Task: Give back only the lines from the one that contains "Emit a Python script that matches this image, drawn with Plotly." through the one that contains "import plotly.graph_objects as go", word for word and without images.

── Records for the exercise

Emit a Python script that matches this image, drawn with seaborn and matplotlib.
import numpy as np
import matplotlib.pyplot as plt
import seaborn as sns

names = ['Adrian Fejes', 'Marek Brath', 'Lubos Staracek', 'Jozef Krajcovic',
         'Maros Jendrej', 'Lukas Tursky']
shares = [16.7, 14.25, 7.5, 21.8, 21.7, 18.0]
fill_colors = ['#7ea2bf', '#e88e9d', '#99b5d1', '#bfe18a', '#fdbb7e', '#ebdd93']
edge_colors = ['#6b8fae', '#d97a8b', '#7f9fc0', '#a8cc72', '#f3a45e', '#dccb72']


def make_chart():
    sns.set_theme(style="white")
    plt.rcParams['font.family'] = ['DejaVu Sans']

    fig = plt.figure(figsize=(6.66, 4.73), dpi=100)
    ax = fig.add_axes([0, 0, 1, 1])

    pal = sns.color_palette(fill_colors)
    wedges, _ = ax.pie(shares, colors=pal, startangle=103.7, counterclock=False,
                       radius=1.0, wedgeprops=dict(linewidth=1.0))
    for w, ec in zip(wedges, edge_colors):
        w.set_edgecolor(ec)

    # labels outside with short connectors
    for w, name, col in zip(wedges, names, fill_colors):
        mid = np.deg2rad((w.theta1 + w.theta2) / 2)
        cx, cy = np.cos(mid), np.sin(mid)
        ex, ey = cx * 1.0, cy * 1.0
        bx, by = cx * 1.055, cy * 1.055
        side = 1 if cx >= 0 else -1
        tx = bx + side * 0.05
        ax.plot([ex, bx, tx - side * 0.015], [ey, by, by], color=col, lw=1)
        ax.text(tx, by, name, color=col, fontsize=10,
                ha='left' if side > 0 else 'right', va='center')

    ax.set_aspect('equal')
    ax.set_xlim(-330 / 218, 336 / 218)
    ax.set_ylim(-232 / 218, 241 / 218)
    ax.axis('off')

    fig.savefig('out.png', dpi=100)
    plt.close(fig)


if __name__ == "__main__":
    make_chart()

────
── Records for the exercise

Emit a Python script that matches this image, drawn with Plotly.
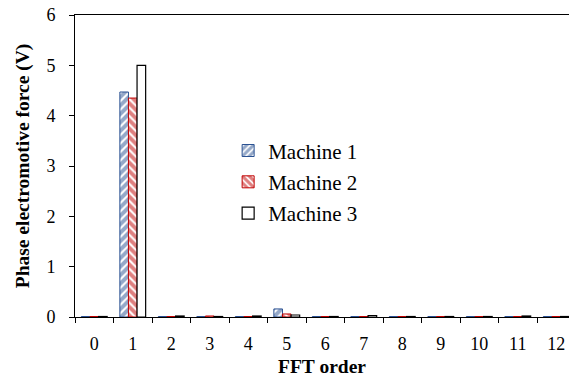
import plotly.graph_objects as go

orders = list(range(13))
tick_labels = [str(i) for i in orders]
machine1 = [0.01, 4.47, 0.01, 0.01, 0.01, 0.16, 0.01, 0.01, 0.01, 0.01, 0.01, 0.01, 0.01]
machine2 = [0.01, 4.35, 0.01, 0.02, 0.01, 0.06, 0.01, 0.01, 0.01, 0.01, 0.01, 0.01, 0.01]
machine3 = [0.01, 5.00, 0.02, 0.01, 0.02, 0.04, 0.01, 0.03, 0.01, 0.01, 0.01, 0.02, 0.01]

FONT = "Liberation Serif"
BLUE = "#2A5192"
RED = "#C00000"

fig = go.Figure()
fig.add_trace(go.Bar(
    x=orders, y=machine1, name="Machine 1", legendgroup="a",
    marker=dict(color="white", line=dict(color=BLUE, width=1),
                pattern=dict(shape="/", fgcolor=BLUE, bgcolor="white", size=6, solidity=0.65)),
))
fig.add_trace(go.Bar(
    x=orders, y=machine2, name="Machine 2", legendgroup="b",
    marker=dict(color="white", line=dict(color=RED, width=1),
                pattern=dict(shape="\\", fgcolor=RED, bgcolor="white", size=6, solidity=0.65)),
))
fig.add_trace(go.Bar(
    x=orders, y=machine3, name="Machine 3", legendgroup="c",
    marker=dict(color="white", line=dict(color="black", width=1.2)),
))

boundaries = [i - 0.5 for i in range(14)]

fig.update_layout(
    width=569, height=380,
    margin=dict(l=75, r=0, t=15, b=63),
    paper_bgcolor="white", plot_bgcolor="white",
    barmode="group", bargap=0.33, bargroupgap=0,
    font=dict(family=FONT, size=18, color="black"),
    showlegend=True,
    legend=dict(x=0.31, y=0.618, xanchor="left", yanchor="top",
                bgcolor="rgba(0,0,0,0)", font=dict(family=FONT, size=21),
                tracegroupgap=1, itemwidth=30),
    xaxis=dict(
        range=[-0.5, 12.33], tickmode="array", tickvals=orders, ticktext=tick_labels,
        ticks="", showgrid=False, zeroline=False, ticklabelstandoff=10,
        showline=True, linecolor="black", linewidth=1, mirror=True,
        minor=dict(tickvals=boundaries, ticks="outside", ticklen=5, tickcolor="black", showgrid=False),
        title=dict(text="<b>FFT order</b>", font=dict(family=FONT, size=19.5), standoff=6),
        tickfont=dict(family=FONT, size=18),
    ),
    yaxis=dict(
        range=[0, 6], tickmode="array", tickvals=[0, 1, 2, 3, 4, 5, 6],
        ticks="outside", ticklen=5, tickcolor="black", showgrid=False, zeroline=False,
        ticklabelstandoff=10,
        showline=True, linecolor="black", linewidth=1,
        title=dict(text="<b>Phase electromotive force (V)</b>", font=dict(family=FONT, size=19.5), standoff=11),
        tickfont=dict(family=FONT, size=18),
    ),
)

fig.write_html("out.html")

────

Exercise output:
Emit a Python script that matches this image, drawn with Plotly.
import plotly.graph_objects as go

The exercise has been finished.